=== Requirement ===
Please transcribe the data that follows without the pictures, keeping every word the same.

=== Material provided ===
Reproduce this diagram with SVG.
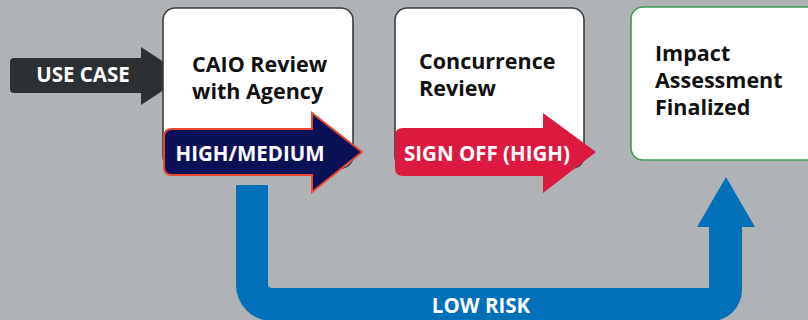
<svg xmlns="http://www.w3.org/2000/svg" width="808" height="320" viewBox="0 0 808 320">
  <style>
    .box { fill: #ffffff; stroke: #3a3b3d; stroke-width: 1.6; }
    .box.done { stroke: #3e9a4d; }
    .label { font-family: "Open Sans", "Liberation Sans", Arial, sans-serif; font-weight: 700; font-size: 21.5px; fill: #111111; }
    .tag { font-family: "Open Sans", "Liberation Sans", Arial, sans-serif; font-weight: 700; font-size: 20.5px; fill: #ffffff; }
  </style>
  <rect width="808" height="320" fill="#b0b3b6"/>

  <!-- low-risk bypass: U-shaped blue arrow (drawn first, under the boxes) -->
  <g id="connectors">
    <path id="low-risk" fill="#0070b8"
      d="M236,185 H268 V284 Q268,288 272,288 H709 V227 H697 L726,177 L755,227 H742 V290 A31,31 0 0 1 711,321 H272 A36,36 0 0 1 236,285 Z"/>
    <text class="tag" x="481" y="313" text-anchor="middle">LOW RISK</text>
  </g>

  <g id="use-case">
    <path fill="#2d3033" d="M14,58 H141 V47 L185,76 L141,105 V93 H14 Q10,93 10,89 V62 Q10,58 14,58 Z"/>
    <text class="tag" x="83" y="82" text-anchor="middle">USE CASE</text>
  </g>

  <g id="caio-review">
    <rect class="box" x="163" y="8" width="190" height="160" rx="12"/>
    <text class="label" x="192" y="72">CAIO Review</text>
    <text class="label" x="192" y="99">with Agency</text>
  </g>

  <g id="concurrence-review">
    <rect class="box" x="395" y="8" width="189" height="160" rx="12"/>
    <text class="label" x="419" y="69">Concurrence</text>
    <text class="label" x="419" y="96">Review</text>
  </g>

  <g id="impact-assessment">
    <rect class="box done" x="631" y="7" width="200" height="153" rx="12"/>
    <text class="label" x="655" y="61">Impact</text>
    <text class="label" x="655" y="88">Assessment</text>
    <text class="label" x="655" y="115">Finalized</text>
  </g>

  <g id="high-medium">
    <path fill="#0b1157" stroke="#e8472f" stroke-width="2" stroke-linejoin="miter"
      d="M172,129 H312 V113 L362,152 L312,192 V175 H172 Q164,175 164,167 V137 Q164,129 172,129 Z"/>
    <text class="tag" x="250" y="161" text-anchor="middle">HIGH/MEDIUM</text>
  </g>

  <g id="sign-off">
    <path fill="#dc1a40"
      d="M403,128 H543 V113 L596,152 L543,193 V176 H403 Q395,176 395,168 V136 Q395,128 403,128 Z"/>
    <text class="tag" x="487" y="161" text-anchor="middle">SIGN OFF (HIGH)</text>
  </g>
</svg>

=== Finished task ===
Reproduce this diagram with SVG.
<svg xmlns="http://www.w3.org/2000/svg" width="808" height="320" viewBox="0 0 808 320">
  <style>
    .box { fill: #ffffff; stroke: #3a3b3d; stroke-width: 1.6; }
    .box.done { stroke: #3e9a4d; }
    .label { font-family: "Open Sans", "Liberation Sans", Arial, sans-serif; font-weight: 700; font-size: 21.5px; fill: #111111; }
    .tag { font-family: "Open Sans", "Liberation Sans", Arial, sans-serif; font-weight: 700; font-size: 20.5px; fill: #ffffff; }
  </style>
  <rect width="808" height="320" fill="#b0b3b6"/>

  <!-- low-risk bypass: U-shaped blue arrow (drawn first, under the boxes) -->
  <g id="connectors">
    <path id="low-risk" fill="#0070b8"
      d="M236,185 H268 V284 Q268,288 272,288 H709 V227 H697 L726,177 L755,227 H742 V290 A31,31 0 0 1 711,321 H272 A36,36 0 0 1 236,285 Z"/>
    <text class="tag" x="481" y="313" text-anchor="middle">LOW RISK</text>
  </g>

  <g id="use-case">
    <path fill="#2d3033" d="M14,58 H141 V47 L185,76 L141,105 V93 H14 Q10,93 10,89 V62 Q10,58 14,58 Z"/>
    <text class="tag" x="83" y="82" text-anchor="middle">USE CASE</text>
  </g>

  <g id="caio-review">
    <rect class="box" x="163" y="8" width="190" height="160" rx="12"/>
    <text class="label" x="192" y="72">CAIO Review</text>
    <text class="label" x="192" y="99">with Agency</text>
  </g>

  <g id="concurrence-review">
    <rect class="box" x="395" y="8" width="189" height="160" rx="12"/>
    <text class="label" x="419" y="69">Concurrence</text>
    <text class="label" x="419" y="96">Review</text>
  </g>

  <g id="impact-assessment">
    <rect class="box done" x="631" y="7" width="200" height="153" rx="12"/>
    <text class="label" x="655" y="61">Impact</text>
    <text class="label" x="655" y="88">Assessment</text>
    <text class="label" x="655" y="115">Finalized</text>
  </g>

  <g id="high-medium">
    <path fill="#0b1157" stroke="#e8472f" stroke-width="2" stroke-linejoin="miter"
      d="M172,129 H312 V113 L362,152 L312,192 V175 H172 Q164,175 164,167 V137 Q164,129 172,129 Z"/>
    <text class="tag" x="250" y="161" text-anchor="middle">HIGH/MEDIUM</text>
  </g>

  <g id="sign-off">
    <path fill="#dc1a40"
      d="M403,128 H543 V113 L596,152 L543,193 V176 H403 Q395,176 395,168 V136 Q395,128 403,128 Z"/>
    <text class="tag" x="487" y="161" text-anchor="middle">SIGN OFF (HIGH)</text>
  </g>
</svg>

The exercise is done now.